On Feb. 28, “The Rocky Horror Picture Show,” which originally premiered at the Fan District's Biograph Theatre 31 years ago, will make its Saturday late-night debut at Movieland, 1301 N. Boulevard. The screening will be accompanied by a live floorshow, I’m told.
The long-lost Biograph also happens to have been the last new movie theater to open within Richmond’s city limits. That was way back in February of 1972. It seems the decades long trend that had new cinemas only being built in the far-flung suburbs has finally ended, resoundingly, at least in the Richmond area.
“The Rocky Horror Picture Show” was produced by Lou Adler and released by 20th Century Fox in 1975. Adapted from the British stage musical, “The Rocky Horror Show,” the movie version was an absolute flop in its original release. Even with a young Susan Sarandon cavorting about in her undies and a catchy rock 'n' roll soundtrack, the film didn't draw much notice.
Fast forward to its second life as a midnight show at the Waverly Theater in Manhattan: During the spring of 1977 audience members began calling out sarcastic lines at the screen. The practice caught a wave; it became a game to make up new and better lines. Costumes appeared and props began to be tossed around.
Later that year the unprecedented interaction between audience and screen inexplicably jumped to other cities where “Rocky Horror” played as a midnight show -- chiefly, Austin and LA.
By the spring of ‘78 “Rocky Horror” was playing to packed houses in a few bookings, it had not done well at others. The national press was yet to discover it as a cult phenomenon. As manager of the Biograph I wanted to book “Rocky Horror” as a midnight show. So did my bosses at the Biograph up in Georgetown.
Fox, the distributor, was skeptical about the prospects for “Rocky Horror” in Richmond. In those days Richmond was generally seen by most distributors as weak market, a backwater -- not a place to use limited resources.
When I spoke to a Fox publicity man about it, he told me they had had nothing to do with starting what came to be called the “floorshow.” With all of its prints of the movie then being used, the decision-makers at Fox felt unwilling to risk money on striking any more prints to cater to a weird fad that might fizzle any time.
Over the telephone, I was told we would have to wait for a print to become available; there was no telling how long that would be.
So, the Biograph’s management team got creative. We offered to front the cost of a new print to be made for our booking in exchange for a guarantee from the distributor that the Biograph would have the exclusive rights to exhibit the title in the Richmond market as long it held onto that same print. As I recall it, the print cost about $6,000. So, we would pay no film rental until the 40 percent we owed Fox from each screening cumulatively added up to pass what had been fronted.
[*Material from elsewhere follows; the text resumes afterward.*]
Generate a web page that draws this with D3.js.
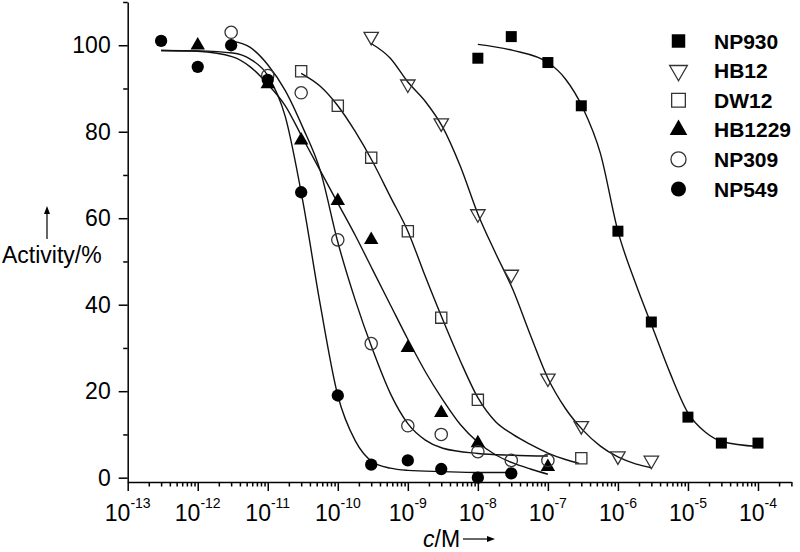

Fox went for the deal and “Rocky Horror” played at the Biograph every Friday and Saturday night for five straight years (1978-83).
According to Variety, through 2008, the mother of all midnight shows had grossed over $140 million. Yet, in spite of all efforts, no attempts to duplicate its wild success, or copy the audience participation aspect of its cult following, has ever gained much traction.